French Kids Eat Everything – Karen Le Billon // I know I’m not alone in wanting my child to eat a well-balanced healthy diet, and struggling on a daily basis to make this happen. From the beginning, when my little man started eating solids, I’ve always been very conscientious about the types of food he gets (very little processed food). But as he’s gotten older and more independent, we’ve had our struggles, our periods when every food on his plate was brown. And 5 a day? Not a chance. So a friend who shares my struggles recommended this book and it is really enlightening. “Chances are, my children are not going to grow up to go to Harvard, or to be major league sports stars, concert musicians, or NASA astronauts. But no matter who they grow up to be, HOW and WHAT my children eat will be of great importance to their health, happiness, success, and longevity.” In North American culture in particular, we put so much emphasis and energy into making sure that our kids excel in academics and athletics, but we pay little attention to teaching them to eat healthy well-balanced diets full of fresh food, fruits and vegetables. Le Billon’s call to action? “Parents: YOU are in charge of your child’s food education” and she outlines a number of food rules to help jump-start your curriculum planning.
On Writing – Stephen King // I’m not a fan of Stephen King, having never read a single one of his works of fiction (or watched any of the corresponding movies). It’s just not my genre or something I find appealing. But, this book consistently comes up on any “must read” list you find of books about the process of writing. And it’s excellent. The book is part memoir, part writing lesson written in the straight forward style one would expect from someone who believes “the adverb is not your friend.” The book was at its most compelling when King recounts the accident in 1999 that almost killed him and his struggles to recover and even write again. “The scariest moment is always just before you start. After that, things can only get better.”
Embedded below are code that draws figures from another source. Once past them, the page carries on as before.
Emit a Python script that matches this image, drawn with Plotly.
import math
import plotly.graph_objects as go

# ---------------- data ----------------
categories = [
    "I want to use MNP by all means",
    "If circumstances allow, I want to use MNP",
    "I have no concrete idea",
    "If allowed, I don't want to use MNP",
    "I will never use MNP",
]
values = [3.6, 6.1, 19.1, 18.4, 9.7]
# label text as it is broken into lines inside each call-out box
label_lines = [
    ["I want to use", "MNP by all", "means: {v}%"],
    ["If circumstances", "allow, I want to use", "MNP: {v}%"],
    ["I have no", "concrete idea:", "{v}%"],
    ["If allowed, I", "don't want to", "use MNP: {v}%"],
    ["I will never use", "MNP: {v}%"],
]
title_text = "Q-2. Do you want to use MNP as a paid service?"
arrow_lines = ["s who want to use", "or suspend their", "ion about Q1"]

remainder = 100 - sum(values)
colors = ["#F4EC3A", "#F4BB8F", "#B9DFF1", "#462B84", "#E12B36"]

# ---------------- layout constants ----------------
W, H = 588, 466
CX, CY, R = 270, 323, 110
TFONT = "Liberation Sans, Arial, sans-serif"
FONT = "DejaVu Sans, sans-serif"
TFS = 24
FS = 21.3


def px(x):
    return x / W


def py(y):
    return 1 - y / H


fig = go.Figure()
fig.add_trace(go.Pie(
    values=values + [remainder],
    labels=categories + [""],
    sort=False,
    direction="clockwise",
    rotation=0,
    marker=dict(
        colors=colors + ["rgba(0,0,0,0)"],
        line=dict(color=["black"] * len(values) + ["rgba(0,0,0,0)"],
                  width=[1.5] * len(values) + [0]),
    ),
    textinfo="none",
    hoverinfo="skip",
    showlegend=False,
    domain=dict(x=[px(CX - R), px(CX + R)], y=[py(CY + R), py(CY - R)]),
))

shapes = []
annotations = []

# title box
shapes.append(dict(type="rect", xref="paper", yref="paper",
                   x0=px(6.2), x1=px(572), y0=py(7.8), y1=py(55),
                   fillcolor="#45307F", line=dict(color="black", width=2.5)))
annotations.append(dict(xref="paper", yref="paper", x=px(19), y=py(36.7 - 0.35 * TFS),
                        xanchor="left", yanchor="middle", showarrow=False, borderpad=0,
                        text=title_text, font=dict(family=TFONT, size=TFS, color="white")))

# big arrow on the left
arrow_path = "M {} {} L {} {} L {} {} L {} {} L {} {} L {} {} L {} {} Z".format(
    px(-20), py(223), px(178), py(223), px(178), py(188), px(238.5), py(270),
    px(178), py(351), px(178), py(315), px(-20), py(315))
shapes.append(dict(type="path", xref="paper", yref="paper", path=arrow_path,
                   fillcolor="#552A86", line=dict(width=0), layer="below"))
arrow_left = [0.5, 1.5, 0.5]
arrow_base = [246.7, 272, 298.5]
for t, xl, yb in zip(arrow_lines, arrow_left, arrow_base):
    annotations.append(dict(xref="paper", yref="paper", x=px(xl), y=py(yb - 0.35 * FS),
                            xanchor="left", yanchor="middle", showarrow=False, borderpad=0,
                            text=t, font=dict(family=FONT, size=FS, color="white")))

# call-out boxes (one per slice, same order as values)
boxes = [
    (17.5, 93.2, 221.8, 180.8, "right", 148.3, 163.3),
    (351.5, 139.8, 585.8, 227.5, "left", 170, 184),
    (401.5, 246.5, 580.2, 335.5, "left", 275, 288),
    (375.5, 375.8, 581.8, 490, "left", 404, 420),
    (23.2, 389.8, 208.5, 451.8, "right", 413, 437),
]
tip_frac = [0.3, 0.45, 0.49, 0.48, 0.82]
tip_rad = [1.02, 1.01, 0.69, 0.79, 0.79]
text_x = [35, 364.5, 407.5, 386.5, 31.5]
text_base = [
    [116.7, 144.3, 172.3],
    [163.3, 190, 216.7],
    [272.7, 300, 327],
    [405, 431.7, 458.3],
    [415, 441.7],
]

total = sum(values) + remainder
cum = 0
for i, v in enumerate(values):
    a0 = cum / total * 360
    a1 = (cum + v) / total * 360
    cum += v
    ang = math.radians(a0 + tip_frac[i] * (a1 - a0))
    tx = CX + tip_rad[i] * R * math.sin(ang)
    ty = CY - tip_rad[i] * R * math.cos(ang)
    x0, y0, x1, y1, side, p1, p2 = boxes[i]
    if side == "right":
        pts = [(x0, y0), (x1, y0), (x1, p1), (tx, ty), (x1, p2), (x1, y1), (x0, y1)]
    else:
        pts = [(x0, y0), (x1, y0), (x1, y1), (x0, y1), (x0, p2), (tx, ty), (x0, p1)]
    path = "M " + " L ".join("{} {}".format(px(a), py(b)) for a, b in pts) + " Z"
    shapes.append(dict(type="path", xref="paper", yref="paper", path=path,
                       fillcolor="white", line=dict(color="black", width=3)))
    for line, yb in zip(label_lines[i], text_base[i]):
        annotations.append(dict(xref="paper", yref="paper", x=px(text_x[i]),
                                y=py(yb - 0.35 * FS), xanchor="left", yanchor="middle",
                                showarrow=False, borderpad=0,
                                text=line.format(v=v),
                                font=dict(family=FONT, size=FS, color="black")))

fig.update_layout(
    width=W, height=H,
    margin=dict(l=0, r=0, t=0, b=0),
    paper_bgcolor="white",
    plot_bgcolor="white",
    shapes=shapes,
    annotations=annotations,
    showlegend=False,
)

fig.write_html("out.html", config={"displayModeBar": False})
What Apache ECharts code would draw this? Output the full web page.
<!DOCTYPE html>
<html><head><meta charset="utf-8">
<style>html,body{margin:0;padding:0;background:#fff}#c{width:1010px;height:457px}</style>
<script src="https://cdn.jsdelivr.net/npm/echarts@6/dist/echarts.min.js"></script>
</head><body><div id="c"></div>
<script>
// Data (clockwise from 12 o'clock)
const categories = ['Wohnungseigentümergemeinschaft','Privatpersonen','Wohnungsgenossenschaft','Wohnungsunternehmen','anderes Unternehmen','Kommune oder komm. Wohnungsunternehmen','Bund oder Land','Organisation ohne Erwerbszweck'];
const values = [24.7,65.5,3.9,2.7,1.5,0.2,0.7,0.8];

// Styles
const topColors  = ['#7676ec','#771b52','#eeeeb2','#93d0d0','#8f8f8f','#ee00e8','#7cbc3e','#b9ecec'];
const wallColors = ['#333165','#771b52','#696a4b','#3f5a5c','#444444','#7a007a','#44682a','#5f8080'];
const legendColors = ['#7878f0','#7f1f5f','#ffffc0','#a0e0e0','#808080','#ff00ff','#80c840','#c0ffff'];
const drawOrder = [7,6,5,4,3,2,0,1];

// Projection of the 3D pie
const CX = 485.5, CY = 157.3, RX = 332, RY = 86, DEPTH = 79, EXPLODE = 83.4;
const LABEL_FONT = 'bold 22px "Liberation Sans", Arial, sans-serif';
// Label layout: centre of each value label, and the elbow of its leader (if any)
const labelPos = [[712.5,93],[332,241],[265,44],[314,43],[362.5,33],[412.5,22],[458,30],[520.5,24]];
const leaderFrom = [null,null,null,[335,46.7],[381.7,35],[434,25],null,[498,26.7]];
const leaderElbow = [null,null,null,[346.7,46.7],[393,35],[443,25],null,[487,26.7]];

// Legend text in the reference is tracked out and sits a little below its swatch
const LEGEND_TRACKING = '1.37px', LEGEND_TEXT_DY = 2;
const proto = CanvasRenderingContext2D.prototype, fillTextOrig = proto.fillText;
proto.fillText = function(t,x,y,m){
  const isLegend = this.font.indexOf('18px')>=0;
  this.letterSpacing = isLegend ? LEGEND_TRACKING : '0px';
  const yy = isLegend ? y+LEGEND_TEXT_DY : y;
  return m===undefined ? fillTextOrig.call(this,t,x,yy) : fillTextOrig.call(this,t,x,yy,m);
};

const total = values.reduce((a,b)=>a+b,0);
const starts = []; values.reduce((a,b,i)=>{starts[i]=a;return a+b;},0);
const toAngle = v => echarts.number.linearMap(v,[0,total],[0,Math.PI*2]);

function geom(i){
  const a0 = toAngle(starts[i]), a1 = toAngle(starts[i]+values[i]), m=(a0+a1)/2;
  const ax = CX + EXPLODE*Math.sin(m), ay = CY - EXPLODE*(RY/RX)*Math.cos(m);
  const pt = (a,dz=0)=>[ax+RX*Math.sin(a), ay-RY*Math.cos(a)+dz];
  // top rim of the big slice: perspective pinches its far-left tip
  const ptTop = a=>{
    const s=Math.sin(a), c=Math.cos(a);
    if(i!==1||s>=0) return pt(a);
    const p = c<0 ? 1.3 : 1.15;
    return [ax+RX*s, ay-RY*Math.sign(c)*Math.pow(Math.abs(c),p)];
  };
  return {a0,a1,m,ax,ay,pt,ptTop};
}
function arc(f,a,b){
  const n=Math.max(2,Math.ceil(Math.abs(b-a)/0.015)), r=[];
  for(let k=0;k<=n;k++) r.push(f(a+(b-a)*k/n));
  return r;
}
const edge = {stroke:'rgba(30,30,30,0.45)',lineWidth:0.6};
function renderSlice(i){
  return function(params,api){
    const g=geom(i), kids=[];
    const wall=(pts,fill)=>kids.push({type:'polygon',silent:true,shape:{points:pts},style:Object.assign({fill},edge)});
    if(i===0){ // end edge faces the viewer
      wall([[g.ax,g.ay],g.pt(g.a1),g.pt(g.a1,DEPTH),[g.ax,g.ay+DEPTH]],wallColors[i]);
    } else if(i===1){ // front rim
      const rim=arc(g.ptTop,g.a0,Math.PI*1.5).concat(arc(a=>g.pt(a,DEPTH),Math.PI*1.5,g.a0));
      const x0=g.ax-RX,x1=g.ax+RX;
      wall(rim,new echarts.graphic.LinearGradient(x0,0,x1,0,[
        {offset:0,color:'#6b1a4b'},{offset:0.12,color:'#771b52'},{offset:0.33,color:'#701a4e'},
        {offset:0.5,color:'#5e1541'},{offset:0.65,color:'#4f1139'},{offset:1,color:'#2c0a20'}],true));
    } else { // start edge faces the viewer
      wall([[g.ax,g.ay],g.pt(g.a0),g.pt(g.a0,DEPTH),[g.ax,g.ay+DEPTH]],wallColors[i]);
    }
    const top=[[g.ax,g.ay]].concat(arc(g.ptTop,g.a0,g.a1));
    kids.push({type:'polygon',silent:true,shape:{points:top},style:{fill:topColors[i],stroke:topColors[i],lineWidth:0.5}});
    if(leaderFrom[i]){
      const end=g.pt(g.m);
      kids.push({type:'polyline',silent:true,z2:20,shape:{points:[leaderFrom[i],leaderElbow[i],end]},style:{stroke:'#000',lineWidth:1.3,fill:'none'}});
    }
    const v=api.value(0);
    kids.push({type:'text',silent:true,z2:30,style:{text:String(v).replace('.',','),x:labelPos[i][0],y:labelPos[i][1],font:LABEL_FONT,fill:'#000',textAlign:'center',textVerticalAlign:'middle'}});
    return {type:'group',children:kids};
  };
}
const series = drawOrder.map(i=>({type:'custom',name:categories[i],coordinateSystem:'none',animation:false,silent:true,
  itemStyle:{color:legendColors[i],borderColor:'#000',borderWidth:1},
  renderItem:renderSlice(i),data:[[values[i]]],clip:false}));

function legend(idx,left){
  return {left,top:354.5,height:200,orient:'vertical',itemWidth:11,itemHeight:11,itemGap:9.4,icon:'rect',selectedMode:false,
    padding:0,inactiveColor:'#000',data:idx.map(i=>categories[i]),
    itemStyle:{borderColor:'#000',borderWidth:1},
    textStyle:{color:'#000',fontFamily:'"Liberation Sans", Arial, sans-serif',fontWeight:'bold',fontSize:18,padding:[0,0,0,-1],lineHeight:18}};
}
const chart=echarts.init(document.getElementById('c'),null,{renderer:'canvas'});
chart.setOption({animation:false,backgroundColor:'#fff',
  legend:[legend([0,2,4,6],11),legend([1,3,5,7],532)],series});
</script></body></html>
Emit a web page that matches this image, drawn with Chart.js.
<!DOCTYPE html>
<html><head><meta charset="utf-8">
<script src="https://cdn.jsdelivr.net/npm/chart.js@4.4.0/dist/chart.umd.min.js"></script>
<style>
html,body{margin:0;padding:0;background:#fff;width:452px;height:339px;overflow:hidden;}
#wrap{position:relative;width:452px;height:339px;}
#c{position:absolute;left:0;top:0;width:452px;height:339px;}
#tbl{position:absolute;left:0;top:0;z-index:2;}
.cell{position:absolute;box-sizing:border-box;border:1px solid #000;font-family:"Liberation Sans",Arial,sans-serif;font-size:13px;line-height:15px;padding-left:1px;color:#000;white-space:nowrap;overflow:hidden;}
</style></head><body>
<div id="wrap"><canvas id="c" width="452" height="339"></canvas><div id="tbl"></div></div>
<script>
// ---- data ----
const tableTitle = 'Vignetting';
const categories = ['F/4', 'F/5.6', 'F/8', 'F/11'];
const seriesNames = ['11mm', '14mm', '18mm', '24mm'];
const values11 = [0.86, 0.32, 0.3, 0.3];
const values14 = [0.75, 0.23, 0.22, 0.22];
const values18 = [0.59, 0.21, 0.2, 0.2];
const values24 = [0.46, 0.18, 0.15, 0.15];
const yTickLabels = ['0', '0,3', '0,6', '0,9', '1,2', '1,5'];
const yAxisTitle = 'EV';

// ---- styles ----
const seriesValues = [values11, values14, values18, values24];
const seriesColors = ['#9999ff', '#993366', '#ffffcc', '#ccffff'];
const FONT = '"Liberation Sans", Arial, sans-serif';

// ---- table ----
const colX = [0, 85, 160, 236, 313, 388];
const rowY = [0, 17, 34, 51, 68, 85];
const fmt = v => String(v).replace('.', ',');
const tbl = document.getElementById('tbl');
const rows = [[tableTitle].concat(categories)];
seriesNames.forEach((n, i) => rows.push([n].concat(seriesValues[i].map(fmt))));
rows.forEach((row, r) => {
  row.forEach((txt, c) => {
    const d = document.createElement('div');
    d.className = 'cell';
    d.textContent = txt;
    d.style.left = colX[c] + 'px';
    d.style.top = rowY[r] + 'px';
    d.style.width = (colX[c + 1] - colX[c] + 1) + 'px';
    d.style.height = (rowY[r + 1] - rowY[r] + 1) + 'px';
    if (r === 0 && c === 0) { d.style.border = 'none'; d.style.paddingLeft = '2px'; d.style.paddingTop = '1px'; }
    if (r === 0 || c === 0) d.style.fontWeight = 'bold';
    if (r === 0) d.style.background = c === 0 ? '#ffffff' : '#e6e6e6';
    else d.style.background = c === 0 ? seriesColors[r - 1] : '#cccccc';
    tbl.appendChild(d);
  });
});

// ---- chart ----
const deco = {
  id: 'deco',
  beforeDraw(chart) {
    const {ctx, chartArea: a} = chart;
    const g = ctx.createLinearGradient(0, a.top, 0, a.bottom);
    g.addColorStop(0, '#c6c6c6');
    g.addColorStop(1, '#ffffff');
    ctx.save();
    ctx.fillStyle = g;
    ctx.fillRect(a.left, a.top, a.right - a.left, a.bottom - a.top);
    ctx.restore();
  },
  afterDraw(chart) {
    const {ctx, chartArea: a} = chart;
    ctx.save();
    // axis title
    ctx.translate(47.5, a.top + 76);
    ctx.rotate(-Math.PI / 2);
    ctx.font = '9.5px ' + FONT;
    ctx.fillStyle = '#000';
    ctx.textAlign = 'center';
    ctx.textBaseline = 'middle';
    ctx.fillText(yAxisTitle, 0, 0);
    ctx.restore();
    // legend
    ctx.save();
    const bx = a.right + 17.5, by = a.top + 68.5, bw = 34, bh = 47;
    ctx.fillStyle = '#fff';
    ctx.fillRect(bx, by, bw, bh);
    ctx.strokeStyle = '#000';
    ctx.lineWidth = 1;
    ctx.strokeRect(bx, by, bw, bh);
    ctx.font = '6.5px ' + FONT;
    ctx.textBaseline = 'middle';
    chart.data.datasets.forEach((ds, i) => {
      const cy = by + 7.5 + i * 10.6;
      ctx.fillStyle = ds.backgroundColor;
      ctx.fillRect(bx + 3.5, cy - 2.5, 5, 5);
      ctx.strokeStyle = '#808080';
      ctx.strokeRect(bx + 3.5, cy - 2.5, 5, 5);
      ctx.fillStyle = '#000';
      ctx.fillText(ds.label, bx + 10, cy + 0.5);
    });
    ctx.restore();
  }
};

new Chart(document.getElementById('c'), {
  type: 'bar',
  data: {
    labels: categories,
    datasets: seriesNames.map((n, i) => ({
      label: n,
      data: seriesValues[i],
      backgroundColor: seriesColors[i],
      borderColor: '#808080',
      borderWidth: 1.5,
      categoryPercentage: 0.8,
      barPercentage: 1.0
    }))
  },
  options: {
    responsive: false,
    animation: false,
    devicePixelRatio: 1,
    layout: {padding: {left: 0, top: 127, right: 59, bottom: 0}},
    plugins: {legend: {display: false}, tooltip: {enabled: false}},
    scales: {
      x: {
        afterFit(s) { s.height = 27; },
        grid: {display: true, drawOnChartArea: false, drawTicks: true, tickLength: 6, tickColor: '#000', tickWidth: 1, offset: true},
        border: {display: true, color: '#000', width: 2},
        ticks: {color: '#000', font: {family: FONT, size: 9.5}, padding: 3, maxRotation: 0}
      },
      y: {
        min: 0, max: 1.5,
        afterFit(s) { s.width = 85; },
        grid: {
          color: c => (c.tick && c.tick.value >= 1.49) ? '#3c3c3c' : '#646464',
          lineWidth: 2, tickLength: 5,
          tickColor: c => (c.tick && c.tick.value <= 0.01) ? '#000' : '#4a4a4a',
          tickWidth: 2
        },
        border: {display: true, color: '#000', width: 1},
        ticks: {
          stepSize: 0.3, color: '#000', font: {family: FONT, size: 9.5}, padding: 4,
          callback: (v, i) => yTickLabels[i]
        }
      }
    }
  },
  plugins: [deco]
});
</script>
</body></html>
Gone Girl – Gillian Flynn // Fiction for me has become a long-lost friend, that friend from high school who you used to talk to every day but who you lost touch with and now only talk to once every couple of years. I used to read loads of fiction, but now I can’t seem to get through a work of fiction to save my life. It’s like I just cannot let go and escape, as if deep down I’m telling myself to use what little time I have to read for really thoughtful things that will impact my life. So Gone Girl is one of very few works of fiction that I’ve stuck with recently, I think because it was a compelling read, a book of two different halves, full of mystery and intrigue. And with an ending that made me very, very, angry.
What books have inspired you lately? I’m always looking for suggestions.